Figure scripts
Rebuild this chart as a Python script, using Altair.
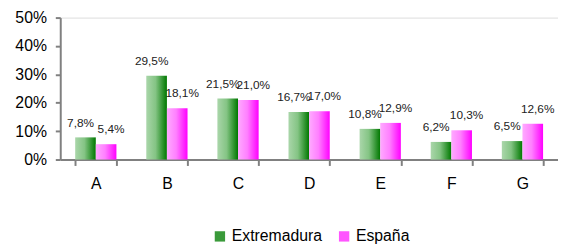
import altair as alt
import pandas as pd

categories = ["A", "B", "C", "D", "E", "F", "G"]
series = ["Extremadura", "España"]
extremadura = [7.8, 29.5, 21.5, 16.7, 10.8, 6.2, 6.5]
espana = [5.4, 18.1, 21.0, 17.0, 12.9, 10.3, 12.6]

rows = []
for c, e, s in zip(categories, extremadura, espana):
    rows.append({"cat": c, "serie": series[0], "v": e / 100, "lab": f"{e:.1f}%".replace(".", ",")})
    rows.append({"cat": c, "serie": series[1], "v": s / 100, "lab": f"{s:.1f}%".replace(".", ",")})
df = pd.DataFrame(rows)

FONT = "Liberation Sans"

green_grad = alt.Gradient(
    gradient="linear",
    stops=[alt.GradientStop(color="#aad6aa", offset=0),
           alt.GradientStop(color="#84c484", offset=0.45),
           alt.GradientStop(color="#007800", offset=1)],
    x1=0, x2=1, y1=0, y2=0)
pink_grad = alt.Gradient(
    gradient="linear",
    stops=[alt.GradientStop(color="#ffaaff", offset=0),
           alt.GradientStop(color="#ff80ff", offset=0.45),
           alt.GradientStop(color="#ff00ff", offset=1)],
    x1=0, x2=1, y1=0, y2=0)

x_enc = alt.X("cat:N", sort=categories, title=None,
              scale=alt.Scale(paddingInner=0.42, paddingOuter=0.21),
              axis=alt.Axis(labelAngle=0, labelFontSize=16, labelFont=FONT, labelColor="#000",
                            tickBand="extent", tickSize=6, tickColor="#808080",
                            domainColor="#808080", domainWidth=2, tickWidth=2,
                            labelPadding=10))
y_enc = alt.Y("v:Q", title=None,
              scale=alt.Scale(domain=[0, 0.5]),
              axis=alt.Axis(values=[0, 0.1, 0.2, 0.3, 0.4, 0.5], format=".0%",
                            labelFontSize=16, labelFont=FONT, labelColor="#000",
                            tickSize=5, tickColor="#808080", domainColor="#808080",
                            domainWidth=2, tickWidth=2, grid=False, labelPadding=9))
xo = alt.XOffset("serie:N", sort=series, scale=alt.Scale(domain=series, paddingInner=0, paddingOuter=0))

base = alt.Chart(df).encode(x=x_enc, xOffset=xo)

legend_layer = base.mark_bar(opacity=0).encode(
    y=y_enc,
    color=alt.Color("serie:N", sort=series, title=None,
                    scale=alt.Scale(domain=series, range=["#3a9a3a", "#ff55ff"]),
                    legend=alt.Legend(orient="none", direction="horizontal",
                                      legendX=154, legendY=214,
                                      labelFontSize=16, labelFont=FONT, labelColor="#000",
                                      symbolType="square", symbolSize=110, symbolOpacity=1,
                                      symbolStrokeWidth=0, columnPadding=14, labelOffset=4)))

green = base.mark_bar(color=green_grad).encode(y=y_enc).transform_filter(
    alt.datum.serie == series[0])
pink = base.mark_bar(color=pink_grad).encode(y=y_enc).transform_filter(
    alt.datum.serie == series[1])

txt_g = base.mark_text(baseline="bottom", dy=-8, dx=-5, fontSize=12, font=FONT, color="#222").encode(
    y=y_enc, text="lab:N").transform_filter(alt.datum.serie == series[0])
txt_p = base.mark_text(baseline="bottom", dy=-8, dx=5, fontSize=12, font=FONT, color="#222").encode(
    y=y_enc, text="lab:N").transform_filter(alt.datum.serie == series[1])

chart = alt.layer(legend_layer, green, pink, txt_g, txt_p).properties(
    width=505, height=144,
    padding={"left": 6, "top": 0, "right": 0, "bottom": 0},
).configure_view(stroke=None).configure(background="white")

chart.save("out.html", embed_options={"renderer": "svg", "actions": False})
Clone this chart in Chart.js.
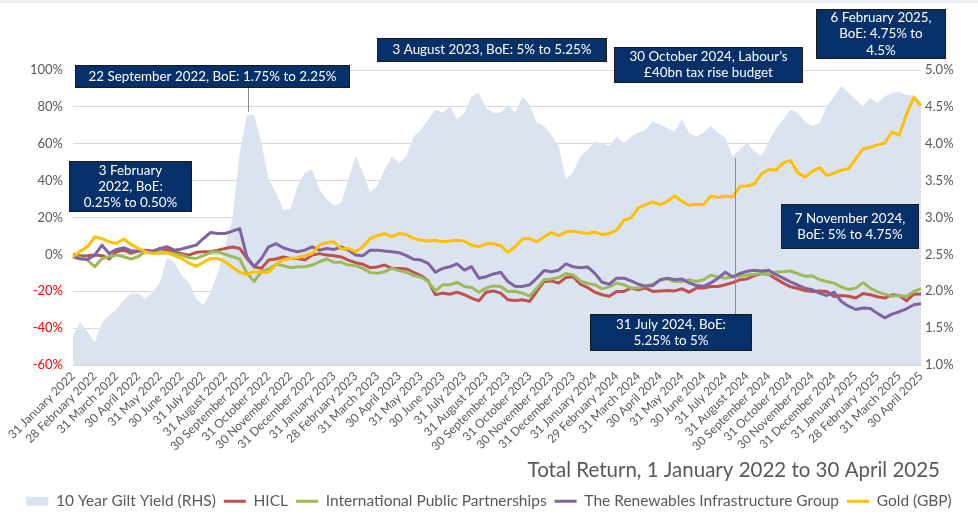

## WRITTEN TASK
Your copy should hold every record word for word and none of the pictures.

## SOLVED EXERCISE
Rebuild this chart as a Python script, using Altair.
import altair as alt
import pandas as pd

categories = ["A", "B", "C", "D", "E", "F", "G"]
series = ["Extremadura", "España"]
extremadura = [7.8, 29.5, 21.5, 16.7, 10.8, 6.2, 6.5]
espana = [5.4, 18.1, 21.0, 17.0, 12.9, 10.3, 12.6]

rows = []
for c, e, s in zip(categories, extremadura, espana):
    rows.append({"cat": c, "serie": series[0], "v": e / 100, "lab": f"{e:.1f}%".replace(".", ",")})
    rows.append({"cat": c, "serie": series[1], "v": s / 100, "lab": f"{s:.1f}%".replace(".", ",")})
df = pd.DataFrame(rows)

FONT = "Liberation Sans"

green_grad = alt.Gradient(
    gradient="linear",
    stops=[alt.GradientStop(color="#aad6aa", offset=0),
           alt.GradientStop(color="#84c484", offset=0.45),
           alt.GradientStop(color="#007800", offset=1)],
    x1=0, x2=1, y1=0, y2=0)
pink_grad = alt.Gradient(
    gradient="linear",
    stops=[alt.GradientStop(color="#ffaaff", offset=0),
           alt.GradientStop(color="#ff80ff", offset=0.45),
           alt.GradientStop(color="#ff00ff", offset=1)],
    x1=0, x2=1, y1=0, y2=0)

x_enc = alt.X("cat:N", sort=categories, title=None,
              scale=alt.Scale(paddingInner=0.42, paddingOuter=0.21),
              axis=alt.Axis(labelAngle=0, labelFontSize=16, labelFont=FONT, labelColor="#000",
                            tickBand="extent", tickSize=6, tickColor="#808080",
                            domainColor="#808080", domainWidth=2, tickWidth=2,
                            labelPadding=10))
y_enc = alt.Y("v:Q", title=None,
              scale=alt.Scale(domain=[0, 0.5]),
              axis=alt.Axis(values=[0, 0.1, 0.2, 0.3, 0.4, 0.5], format=".0%",
                            labelFontSize=16, labelFont=FONT, labelColor="#000",
                            tickSize=5, tickColor="#808080", domainColor="#808080",
                            domainWidth=2, tickWidth=2, grid=False, labelPadding=9))
xo = alt.XOffset("serie:N", sort=series, scale=alt.Scale(domain=series, paddingInner=0, paddingOuter=0))

base = alt.Chart(df).encode(x=x_enc, xOffset=xo)

legend_layer = base.mark_bar(opacity=0).encode(
    y=y_enc,
    color=alt.Color("serie:N", sort=series, title=None,
                    scale=alt.Scale(domain=series, range=["#3a9a3a", "#ff55ff"]),
                    legend=alt.Legend(orient="none", direction="horizontal",
                                      legendX=154, legendY=214,
                                      labelFontSize=16, labelFont=FONT, labelColor="#000",
                                      symbolType="square", symbolSize=110, symbolOpacity=1,
                                      symbolStrokeWidth=0, columnPadding=14, labelOffset=4)))

green = base.mark_bar(color=green_grad).encode(y=y_enc).transform_filter(
    alt.datum.serie == series[0])
pink = base.mark_bar(color=pink_grad).encode(y=y_enc).transform_filter(
    alt.datum.serie == series[1])

txt_g = base.mark_text(baseline="bottom", dy=-8, dx=-5, fontSize=12, font=FONT, color="#222").encode(
    y=y_enc, text="lab:N").transform_filter(alt.datum.serie == series[0])
txt_p = base.mark_text(baseline="bottom", dy=-8, dx=5, fontSize=12, font=FONT, color="#222").encode(
    y=y_enc, text="lab:N").transform_filter(alt.datum.serie == series[1])

chart = alt.layer(legend_layer, green, pink, txt_g, txt_p).properties(
    width=505, height=144,
    padding={"left": 6, "top": 0, "right": 0, "bottom": 0},
).configure_view(stroke=None).configure(background="white")

chart.save("out.html", embed_options={"renderer": "svg", "actions": False})
Clone this chart in Chart.js.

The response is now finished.